**AIM:** In the material below, find each line holding the string "diagram" and copy it.

***** AVAILABLE RECORDS *****

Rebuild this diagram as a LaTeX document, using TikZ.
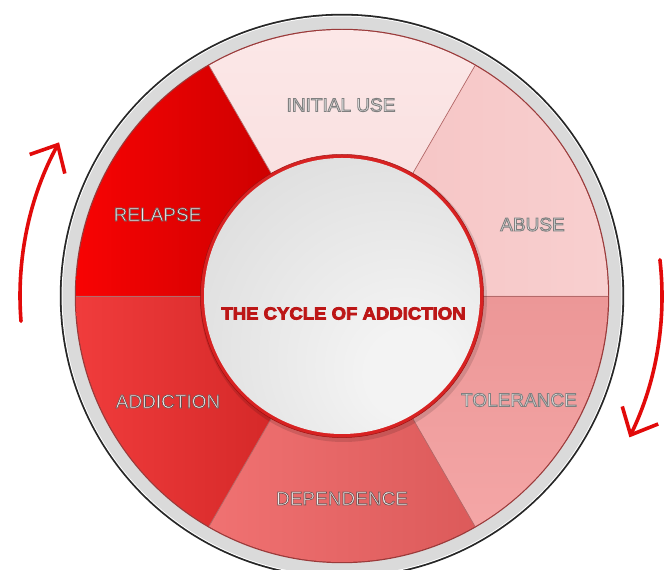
\documentclass[tikz,border=0pt]{standalone}
\usepackage{fontspec}
\setmainfont{Liberation Sans}
\newfontfamily\ctrfont[FakeStretch=1.06]{Liberation Sans Bold}
\usetikzlibrary{arrows.meta,calc}
\definecolor{relL}{HTML}{F80303}
\definecolor{relR}{HTML}{CC0000}
\definecolor{iniL}{HTML}{FCE8E8}
\definecolor{iniR}{HTML}{F9E0E0}
\definecolor{abuL}{HTML}{F6C6C6}
\definecolor{abuR}{HTML}{F8CFCF}
\definecolor{tolT}{HTML}{EC9797}
\definecolor{tolB}{HTML}{F4A6A6}
\definecolor{depL}{HTML}{F07272}
\definecolor{depR}{HTML}{DC5A5A}
\definecolor{addL}{HTML}{F03C3C}
\definecolor{addR}{HTML}{D42828}
\definecolor{ringgray}{HTML}{DADADA}
\definecolor{ringline}{HTML}{9A3A3A}
\definecolor{segline}{HTML}{B46A6A}
\definecolor{innerred}{HTML}{D82222}
\definecolor{darkred}{HTML}{9E1010}
\definecolor{diskL}{HTML}{F3F3F3}
\definecolor{diskM}{HTML}{D9D9D9}
\definecolor{diskD}{HTML}{BBBBBB}
\definecolor{arrowred}{HTML}{E20A0A}
\definecolor{titlered}{HTML}{BC1616}
\definecolor{lightfill}{HTML}{E9E9E9}
\definecolor{darkfill}{HTML}{EDEDED}
\pgfdeclareradialshading{diskshade}{\pgfpoint{14bp}{-16bp}}{color(0bp)=(diskL); color(8bp)=(diskL); color(45bp)=(diskM); color(72bp)=(diskD)}
\newcommand\olt[3]{\special{pdf:literal direct #1 RG #2 w 2 Tr}#3\special{pdf:literal direct 0 Tr}}
\newcommand\seg[3]{\path[#3] ($(c)+(#1:266)$) arc[start angle=#1,end angle=#2,radius=266] -- ($(c)+(#2:120)$) arc[start angle=#2,end angle=#1,radius=120] -- cycle;}
\tikzset{
  lbl/.style={inner sep=0pt, font=\fontsize{19}{19}\selectfont},
  lightlbl/.style={lbl, text=lightfill},
  darklbl/.style={lbl, text=darkfill},
  title/.style={inner sep=0pt, text=titlered, font=\fontsize{17.5}{17.5}\ctrfont},
  cyc/.style={draw=arrowred, line width=3.6pt, line cap=round, -{Straight Barb[length=22pt,width=40pt]}},
  divider/.style={draw=segline, line width=0.7pt}
}
\begin{document}
\begin{tikzpicture}[x=1pt,y=1pt]
\useasboundingbox[fill=white] (0,0) rectangle (670,570);
\coordinate (c) at (342,274);
% outer ring
\fill[black!85] (c) circle[radius=282.2];
\fill[white] (c) circle[radius=280.4];
\fill[ringgray] (c) circle[radius=279.4];
\fill[ringline] (c) circle[radius=267.2];
% segments
\seg{120}{180}{left color=relL, right color=relR}
\seg{60}{120}{top color=iniL, bottom color=iniR}
\seg{0}{60}{left color=abuL, right color=abuR}
\seg{-60}{0}{top color=tolT, bottom color=tolB}
\seg{-120}{-60}{left color=depL, right color=depR}
\seg{180}{240}{left color=addL, right color=addR}
% dividers
\foreach \a in {0,60,120,180,240,300}
  \draw[divider] ($(c)+(\a:135)$) -- ($(c)+(\a:266)$);
% inner disk
\fill[black, opacity=0.12] ($(c)+(1.5,-2.5)$) circle[radius=143.5];
\fill[innerred] (c) circle[radius=141.5];
\shade[shading=diskshade] (c) circle[radius=138];
\draw[darkred, line width=0.5pt] (c) circle[radius=141.6];
% labels
\node[lightlbl] (initial) at (341,465) {\olt{0.5 0.5 0.5}{0.9}{INITIAL USE}};
\node[lightlbl] (abuse) at (532.5,345.5) {\olt{0.5 0.5 0.5}{0.9}{ABUSE}};
\node[lightlbl] (tolerance) at (519,170) {\olt{0.5 0.5 0.5}{0.9}{TOLERANCE}};
\node[darklbl] (dependence) at (342,71.5) {\olt{0.42 0.3 0.3}{0.6}{DEPENDENCE}};
\node[darklbl] (addiction) at (168,168.5) {\olt{0.42 0.3 0.3}{0.6}{ADDICTION}};
\node[darklbl] (relapse) at (157.5,355.5) {\olt{0.42 0.3 0.3}{0.6}{RELAPSE}};
\node[title] (title) at (343.5,256.5) {\olt{0.74 0.09 0.09}{0.8}{THE CYCLE OF ADDICTION}};
% arrows
\coordinate (la) at ($(c)+(184.5:322)$);
\draw[cyc] (la) arc[start angle=184.5, end angle=151.5, radius=322];
\coordinate (ra) at ($(c)+(6.5:320)$);
\draw[cyc] (ra) arc[start angle=6.5, end angle=-26, radius=322];
\end{tikzpicture}
\end{document}
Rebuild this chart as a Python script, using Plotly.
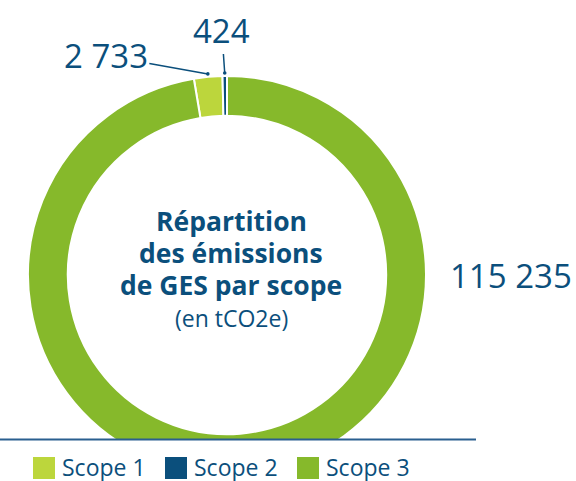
import math
import plotly.graph_objects as go

# ---- data ----
labels = ["Scope 1", "Scope 2", "Scope 3"]
values = [2733, 424, 115235]
colors = ["#bcd63c", "#0b4f7c", "#86b92b"]
center_lines = ["Répartition", "des émissions", "de GES par scope"]
center_sub = "(en tCO2e)"

W, H = 576, 481
TXT = "#0b4f7c"
FONT = "Open Sans"

# donut geometry (pixels)
CX, CY, R = 227, 275, 199


def px(x):
    return x / W


def py(y):
    return 1 - y / H


def fmt(v):
    return f"{v:,}".replace(",", " ")


total = sum(values)
rotation = -(values[0] + values[1]) / total * 360

fig = go.Figure(go.Pie(
    labels=labels,
    values=values,
    marker=dict(colors=colors, line=dict(color="white", width=2)),
    hole=0.80,
    sort=False,
    direction="clockwise",
    rotation=rotation,
    textinfo="none",
    hoverinfo="label+value",
    showlegend=False,
    domain=dict(x=[px(CX - R), px(CX + R)], y=[py(CY + R), py(CY - R)]),
))

annotations = []
shapes = []

# value labels with leader lines for small slices
mid_angles = []
acc = rotation
for v in values:
    a = v / total * 360
    mid_angles.append(acc + a / 2)
    acc += a

label_offsets = [(-102, -18), (-3, -43)]
for i in range(2):
    th = math.radians(mid_angles[i])
    rr = R + 3
    x = CX + rr * math.sin(th)
    y = CY - rr * math.cos(th)
    ax, ay = label_offsets[i]
    annotations.append(dict(
        x=px(x), y=py(y), xref="paper", yref="paper",
        text=fmt(values[i]), showarrow=True, ax=ax, ay=ay,
        arrowhead=6, arrowsize=0.6, arrowwidth=1.5, arrowcolor=TXT,
        standoff=0, startstandoff=0,
        font=dict(family=FONT, size=33, color=TXT),
    ))

# large slice label
annotations.append(dict(
    x=px(448), y=py(275), xref="paper", yref="paper", xanchor="left",
    yanchor="middle", text=fmt(values[2]), showarrow=False,
    font=dict(family=FONT, size=33, color=TXT),
))

# center title
ys = [221, 253, 285]
for t, yy in zip(center_lines, ys):
    annotations.append(dict(
        x=px(231), y=py(yy), xref="paper", yref="paper", text=f"<b>{t}</b>",
        showarrow=False, yanchor="middle", borderpad=0,
        font=dict(family=FONT, size=26.5, color=TXT),
    ))
annotations.append(dict(
    x=px(231), y=py(318), xref="paper", yref="paper", text=center_sub,
    showarrow=False, yanchor="middle", borderpad=0,
    font=dict(family=FONT, size=23, color=TXT),
))

# white mask below baseline + baseline
shapes.append(dict(type="rect", xref="paper", yref="paper", layer="above",
                   x0=0, x1=1, y0=0, y1=py(440), fillcolor="white",
                   line=dict(width=0)))
shapes.append(dict(type="line", xref="paper", yref="paper", layer="above",
                   x0=0, x1=px(476), y0=py(439.5), y1=py(439.5),
                   line=dict(color="#2a5f8f", width=2)))

# legend
for i, (lab, col) in enumerate(zip(labels, colors)):
    x0 = 33 + i * 132
    shapes.append(dict(type="rect", xref="paper", yref="paper", layer="above",
                       x0=px(x0), x1=px(x0 + 22), y0=py(479), y1=py(457),
                       fillcolor=col, line=dict(width=0)))
    annotations.append(dict(
        x=px(x0 + 28), y=py(467), xref="paper", yref="paper", xanchor="left",
        yanchor="middle", text=lab, showarrow=False, borderpad=0,
        font=dict(family=FONT, size=23, color=TXT),
    ))

fig.update_layout(
    width=W, height=H,
    margin=dict(l=0, r=0, t=0, b=0),
    paper_bgcolor="white", plot_bgcolor="white",
    annotations=annotations, shapes=shapes,
    showlegend=False,
)

fig.write_html(
    "out.html",
    config={"displayModeBar": False},
    post_script="document.body.style.margin='0';document.body.style.overflow='hidden';",
)
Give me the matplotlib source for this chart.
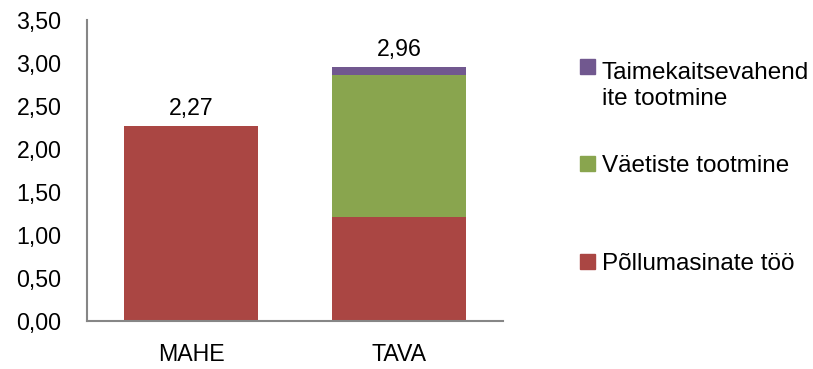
import matplotlib.pyplot as plt
from matplotlib.patches import Rectangle
import numpy as np

plt.rcParams['font.family'] = ['Liberation Sans', 'DejaVu Sans']

categories = ['MAHE', 'TAVA']
series_names = ['Põllumasinate töö', 'Väetiste tootmine', 'Taimekaitsevahend\nite tootmine']
pollumasinad = [2.27, 1.21]
vaetised = [0.0, 1.65]
taimekaitse = [0.0, 0.10]
totals = [2.27, 2.96]
yticks = [0, 0.5, 1.0, 1.5, 2.0, 2.5, 3.0, 3.5]

colors = ['#AA4643', '#89A54E', '#71588F']
fs = 16.7

fig = plt.figure(figsize=(8.13, 3.69), dpi=100)
ax = fig.add_axes([87/813, 1-321/369, 416/813, 300.5/369])

x = np.arange(len(categories))
w = 0.645
bottom = np.zeros(len(categories))
for vals, col in zip([pollumasinad, vaetised, taimekaitse], colors):
    ax.bar(x, vals, w, bottom=bottom, color=col, linewidth=0)
    bottom += np.array(vals)

for xi, t in zip(x, totals):
    ax.annotate(f'{t:.2f}'.replace('.', ','), (xi, t), xytext=(0, 4.5),
                textcoords='offset points', ha='center', va='bottom', fontsize=fs)

ax.set_xlim(-0.5, 1.5)
ax.set_ylim(0, 3.5)
ax.set_xticks(x)
ax.set_xticklabels(categories, fontsize=fs)
ax.set_yticks(yticks)
ax.set_yticklabels([f'{v:.2f}'.replace('.', ',') for v in yticks], fontsize=fs)
ax.tick_params(length=0)
ax.tick_params(axis='y', pad=18.5)
ax.tick_params(axis='x', pad=16)
for s in ['top', 'right']:
    ax.spines[s].set_visible(False)
for s in ['left', 'bottom']:
    ax.spines[s].set_color('#868686')
    ax.spines[s].set_linewidth(1.5)

# legend drawn by hand to follow the uneven spacing
leg_y = [261, 163, 66]
for name, col, yy in zip(series_names, colors, leg_y):
    fig.patches.append(Rectangle((580/813, 1-(yy+7.5)/369), 15/813, 15/369,
                                 transform=fig.transFigure, color=col))
    base = yy + 9 + 30 * name.count('\n')
    fig.text(602/813, 1-base/369, name, fontsize=17.5, va='baseline', ha='left',
             linespacing=1.25)

fig.savefig('out.png', dpi=100)
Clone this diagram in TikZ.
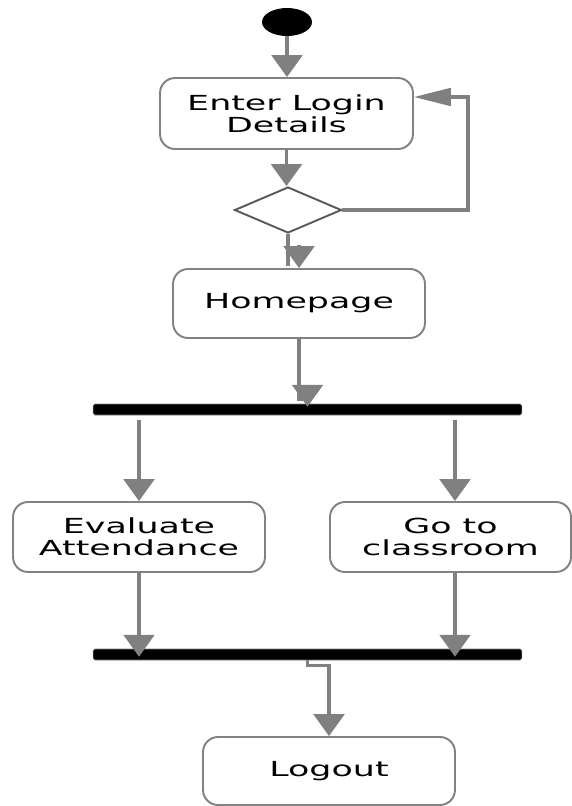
\documentclass[tikz,border=0pt]{standalone}
\usepackage{fontspec}
\setmainfont{DejaVu Sans}[FakeStretch=1.68]
\usepackage{tikz}
\usetikzlibrary{shapes.geometric}
\usetikzlibrary{arrows.meta}
\definecolor{wiregray}{RGB}{128,128,128}
\definecolor{boxgray}{RGB}{130,130,130}
\definecolor{diagray}{RGB}{90,90,90}

\begin{document}
\begin{tikzpicture}[x=0.02cm, y=-0.02cm,
		act/.style={draw=boxgray, line width=1.1pt, rounded corners=0.3cm, fill=white, minimum width=5.04cm, minimum height=1.4cm, align=center, inner sep=0pt, font=\fontsize{11.8}{12.5}\selectfont},
		decision/.style={diamond, draw=diagray, line width=1.1pt, fill=white, minimum width=2.14cm, minimum height=0.92cm, inner sep=0pt},
		syncbar/.style={fill=black, draw=gray, line width=0.3pt, rounded corners=1pt, minimum width=8.58cm, minimum height=0.22cm, inner sep=0pt},
		startdot/.style={ellipse, fill=black, minimum width=1cm, minimum height=0.56cm, inner sep=0pt},
		wire/.style={draw=wiregray, line width=1.8pt},
		flow/.style={wire, -{Triangle[length=12.5pt,width=17.5pt]}},
		flowback/.style={wire, -{Triangle[length=21pt,width=10pt]}}]
			\useasboundingbox (0,0) rectangle (572,806);
			% Activities, decision and bars:
			\node[startdot] (start) at (287,22){};
			\node[act, minimum width=5.06cm, minimum height=1.42cm] (login) at (286.5,113.5){Enter Login\\Details};
			\node[decision] (check) at (288,210){};
			\node[act, minimum height=1.38cm] (home) at (299,303.5){Homepage};
			\node[syncbar] (fork) at (307.5,409.5){};
			\node[act] (eval) at (139,537){Evaluate\\Attendance};
			\node[act, minimum width=4.82cm] (class) at (450.5,537){Go to\\classroom};
			\node[syncbar] (join) at (307.5,654.5){};
			\node[act, minimum height=1.36cm] (logout) at (329,771){Logout};
			\coordinate (loop) at (468,97);
			\coordinate (homein) at ([yshift=0.46cm]home.north);
			\coordinate (classin) at ([xshift=0.09cm]class.north);
			\coordinate (classout) at ([xshift=0.09cm]class.south);
			\draw[flow] (start.south) -- (start.south |- login.north);
			\draw[flow] (login.south) -- (login.south |- check.north);
			\draw[flowback] (check.east) -| (loop) -- (loop -| login.east);
			\draw[wire] (check.south) -- ++(0,32);
			\draw[flow] (homein) -- (home.north);
			\draw[flow, shorten >=-0.06cm] (home.south) -- ++(0,60) -| (fork.north);
			\draw[flow] ([yshift=-0.1cm]fork.south -| eval.north) -- (eval.north);
			\draw[flow] ([yshift=-0.1cm]fork.south -| classin) -- (classin);
			\draw[flow, shorten >=-0.16cm] (eval.south) -- (eval.south |- join.north);
			\draw[flow, shorten >=-0.16cm] (classout) -- (classout |- join.north);
			\draw[flow] (join.south) -- ++(0,5) -| (logout.north);
		\end{tikzpicture}
\end{document}
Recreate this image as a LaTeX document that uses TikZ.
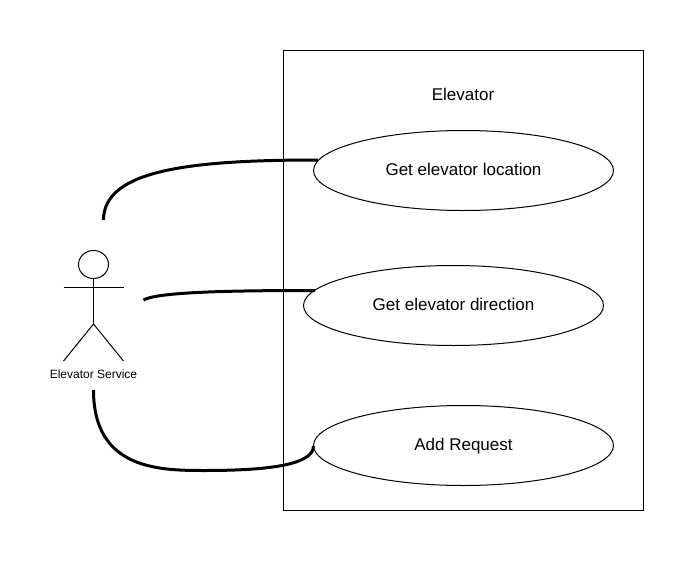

*****

**EXERCISE OUTPUT:**
Rebuild this diagram as a LaTeX document, using TikZ.
Clone this diagram in TikZ.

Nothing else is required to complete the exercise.